15 March 2004

Border Crossing Points Between Iraq and Iran to be Reduced to Three

CPA begins implementing new border security initiative

By Rebecca Ford Mitchell
Washington File Staff Writer

Washington -- The number of border crossing points between Iraq and Iran will be reduced within days from 19 to three under the new border security initiative being implemented by the Coalition Provisional Authority (CPA), according to CPA senior advisor Dan Senor.

Visitors entering Iraq by land will be required to present a passport and fill out an entry permit form. A computerized electronic tracking system, called PISCES, will receive these data, allowing all visitors to be positively identified by border officials, Senor explained during a briefing in Baghdad March 15.

The initiative also calls for doubling the number of border law enforcement personnel to 16,000.
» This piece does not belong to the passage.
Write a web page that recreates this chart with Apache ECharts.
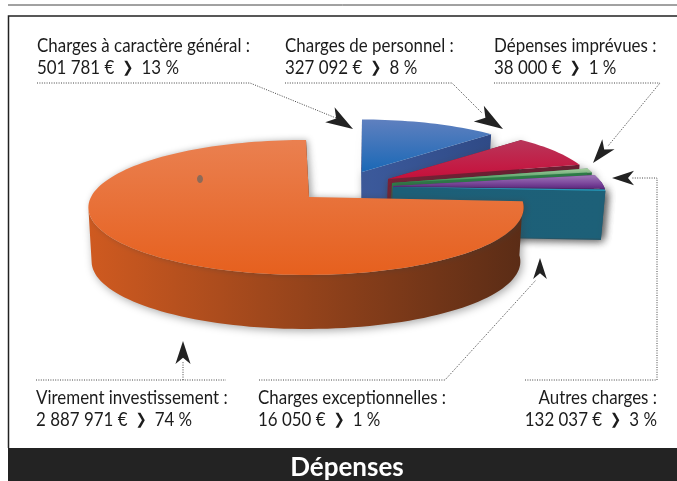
<!DOCTYPE html>
<html style="height:100%;">

<head>
  <meta charset="utf-8">
  <script src="https://cdn.jsdelivr.net/npm/echarts@6/dist/echarts.min.js"></script>
  <style>
    body { margin: 0; background: #fff; }
    #map { width: 677px; height: 481px; }
  </style>
</head>

<body>
  <div id="map"></div>
  <script>
    // clockwise from 12 o'clock
    const categories = ['Charges à caractère général', 'Charges de personnel', 'Dépenses imprévues', 'Autres charges', 'Charges exceptionnelles', 'Virement investissement'];
    const amounts = [501781, 327092, 38000, 132037, 16050, 2887971];
    const percents = [13, 8, 1, 3, 1, 74];
    const title = 'Dépenses';

    // top face gradient, wall colour
    const topColors = [['#5f80bf', '#1a68b6'], ['#b8365a', '#c80f3a'], ['#a8cfa0', '#2f8f4f'], ['#a07ab8', '#65288c'], ['#35a6c4', '#2090b0'], ['#ea8050', '#e6601e']];
    const wallColors = [['#3c5a9c', '#2f4a86'], ['#7d2036', '#6b1c30'], ['#2c8048', '#2c8048'], ['#5a2a80', '#4c2270'], ['#1c5f78', '#1d6078'], ['#cf5a20', '#5a2c16']];
    // apex of each exploded slice, arc shift, slice scale
    const apexes = [[362, 172, 0, 0.92], [388, 179, 0, 0.95], [392, 183, 0, 0.97], [393, 186, 0, 0.98], [393, 187, 0, 0.98], [309, 197, -3, 1]];
    const wallHeights = [49, 49, 49, 49, 49, 54];

    const R = 215, B = 65.9, K = 0.155;
    const total = amounts.reduce((a, b) => a + b, 0);

    function project(i, deg) {
      let a = deg * Math.PI / 180;
      let u = Math.sin(a), v = -Math.cos(a), w = 1 - K * v;
      let p = apexes[i];
      return [p[0] + p[2] + p[3] * R * u / w, p[1] + p[3] * B * v / w];
    }
    function lower(i, pt) {
      return [305 + (pt[0] - 305) * 0.985, pt[1] + wallHeights[i]];
    }
    function grad(c, horizontal) {
      return new echarts.graphic.LinearGradient(0, 0, horizontal ? 1 : 0, horizontal ? 0 : 1, [{ offset: 0, color: c[0] }, { offset: 1, color: c[1] }]);
    }

    let angle = 0;
    const sliceData = amounts.map((v, i) => {
      let from = angle;
      angle += v / total * 360;
      return [i, from, angle];
    });

    function renderSlice(params, api) {
      let i = api.value(0), from = api.value(1), to = api.value(2);
      let arc = [], front = [];
      let steps = Math.max(3, Math.ceil((to - from) / 2));
      for (let s = 0; s <= steps; s++) {
        let deg = from + (to - from) * s / steps;
        arc.push(project(i, deg));
        // only the part of the rim that faces the viewer gets a wall
        if (deg > 85 && deg < 262) front.push(project(i, deg));
      }
      let apex = [apexes[i][0], apexes[i][1]];
      let shadow = { shadowBlur: 9, shadowColor: 'rgba(60,60,60,0.45)', shadowOffsetX: 2, shadowOffsetY: 2 };
      let wall = pts => pts.concat(pts.map(p => lower(i, p)).reverse());
      let fillW = grad(wallColors[i], true);
      let children = [
        { type: 'polygon', shape: { points: wall([apex, arc[arc.length - 1]]) }, style: Object.assign({ fill: i == 5 ? wallColors[i][1] : fillW }, shadow) }
      ];
      if (i != 5) children.push({ type: 'polygon', shape: { points: wall([apex, arc[0]]) }, style: Object.assign({ fill: fillW }, shadow) });
      if (front.length > 1) children.push({ type: 'polygon', shape: { points: wall(front) }, style: Object.assign({ fill: fillW }, shadow) });
      let topStyle = { fill: grad(topColors[i]) };
      if (i == 5) Object.assign(topStyle, { shadowBlur: 6, shadowColor: 'rgba(60,60,60,0.4)', shadowOffsetX: 2, shadowOffsetY: 0 });
      children.push({ type: 'polygon', shape: { points: [apex].concat(arc) }, style: topStyle });
      return { type: 'group', children: children };
    }

    const fmt = n => String(n).replace(/\B(?=(\d{3})+$)/g, ' ');
    const rich = {
      n: { fontFamily: 'Lato', fontSize: 19, color: '#1c1c1c' },
      c: { fontFamily: 'DejaVu Sans', fontSize: 15, fontWeight: 'bold', color: '#c98a2c', padding: [0, 9, 0, 9] }
    };
    function label(i, x, y, align) {
      return {
        type: 'text', x: x, y: y, scaleX: 0.89, z: 20,
        style: {
          text: categories[i] + ' :\n{n|' + fmt(amounts[i]) + ' €}{c|❯}{n|' + percents[i] + ' %}',
          fontFamily: 'Lato', fontSize: 19, fill: '#1c1c1c', lineHeight: 22, align: align, verticalAlign: 'top', rich: rich
        }
      };
    }
    function dotted(points) {
      return { type: 'polyline', z: 15, shape: { points: points }, style: { stroke: '#444', lineWidth: 1, lineDash: [1, 1.4], fill: 'none' } };
    }
    // dart shaped head, tip + tail point
    function arrow(tip, tail) {
      let dx = tip[0] - tail[0], dy = tip[1] - tail[1], nx = -dy * 0.36, ny = dx * 0.36;
      return {
        type: 'polygon', z: 16,
        shape: { points: [tip, [tail[0] + nx - dx * 0.1, tail[1] + ny - dy * 0.1], [tail[0] + dx * 0.2, tail[1] + dy * 0.2], [tail[0] - nx - dx * 0.1, tail[1] - ny - dy * 0.1]] },
        style: { fill: '#222' }
      };
    }

    let chart = echarts.init(document.getElementById('map'), null, { renderer: 'canvas' });
    chart.setOption({
      animation: false,
      backgroundColor: '#fff',
      series: [{
        type: 'custom',
        coordinateSystem: 'none',
        silent: true,
        renderItem: renderSlice,
        data: sliceData
      }],
      graphic: [
        { type: 'line', z: 10, shape: { x1: 8, y1: 5, x2: 677, y2: 5 }, style: { stroke: '#444', lineWidth: 1 } },
        { type: 'polyline', z: 10, shape: { points: [[677, 16], [8.5, 16], [8.5, 448]] }, style: { stroke: '#222', lineWidth: 1.5, fill: 'none' } },
        { type: 'rect', z: 10, shape: { x: 8, y: 448, width: 669, height: 33 }, style: { fill: '#232323' } },
        { type: 'text', z: 20, x: 347, y: 468, style: { text: title, fontFamily: 'Lato', fontWeight: 'bold', fontSize: 26, fill: '#fff', align: 'center', verticalAlign: 'middle' } },
        label(0, 37, 35, 'left'),
        label(1, 285, 35, 'left'),
        label(2, 494, 35, 'left'),
        label(5, 36, 387, 'left'),
        label(4, 258, 387, 'left'),
        label(3, 657, 387, 'right'),
        dotted([[37, 83], [250, 83], [336, 118]]),
        dotted([[285, 83], [452, 83], [482, 113]]),
        dotted([[494, 83], [660, 83], [608, 146]]),
        dotted([[525, 380], [657, 380], [657, 178], [632, 178]]),
        dotted([[259, 380], [445, 380], [536, 280]]),
        dotted([[36, 380], [226, 380]]),
        dotted([[183, 380], [183, 362]]),
        arrow([353, 129], [332, 116]),
        arrow([503, 129], [481, 115]),
        arrow([593, 163], [607, 146]),
        arrow([612, 178], [632, 178]),
        arrow([540, 258], [540, 277]),
        arrow([183, 341], [183, 362]),
        { type: 'ellipse', z: 12, shape: { cx: 200, cy: 179, rx: 3, ry: 4 }, style: { fill: '#8d6a58' } }
      ]
    });
  </script>
</body>

</html>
"[The goal] is to decrease the number of foreign nationals crossing the border, increase the number of immigration officers at border points, to install the PISCES electronic computer tracking system, to increase the number of border patrols, double the number of border police, decrease the length of stay of foreign nationals crossing the border into Iraq, and begin to get in motion a process for passport presentation and entry permit application for foreign visitors," Senor explained.

CPA administrator Paul Bremer, in a March 13 press release, announced the initiative as a response to the continued activity of foreign terrorists in Iraq. "This program is a multi-stage effort to address security problems exacerbated by Iraq's porous borders," the ambassador said, "but it will also assure that when we turn over sovereignty to an Iraqi government on June 30 that government will have the equipment, staff, training, and materials necessary to operate each of its 20 major border crossing points."

According to Bremer, the plan was reached in consultation with the Iraqi Interior Minister and other Iraqi officials.

When who will have responsibility for the border crossings after June 30, Senor responded that the future Iraqi government will address most security issues in coordination with remaining coalition forces.

Brigadier General Mark Kimmitt, deputy director for operations for Coalition Joint Task Force-7, who also took part in the briefing, said the CPA also is looking at the borders between Iraq and other countries. But "borders are just one element of an overall anti-terrorist, counter-terrorist campaign that is being waged in this country and, sadly, in many, many countries in the world, as we've seen most recently and most dreadfully in Spain. Everybody's got to be involved in this fight," he said.

Although security is "not where we want it to be," Kimmitt noted that now, with almost 200,000 Iraqi security forces in place, the situation is much different than six months ago.

There has been a dramatic decline in random acts of violence and looting, Senor added, saying that the most dominate form of violence now is targeted, purposeful, terrorism against those individuals moving Iraq toward democracy. As Iraq makes further progress toward sovereignty and democratic government, more terrorist attacks can be expected, he said, because after June 30 "they will lose their excuse for wreaking havoc in this country."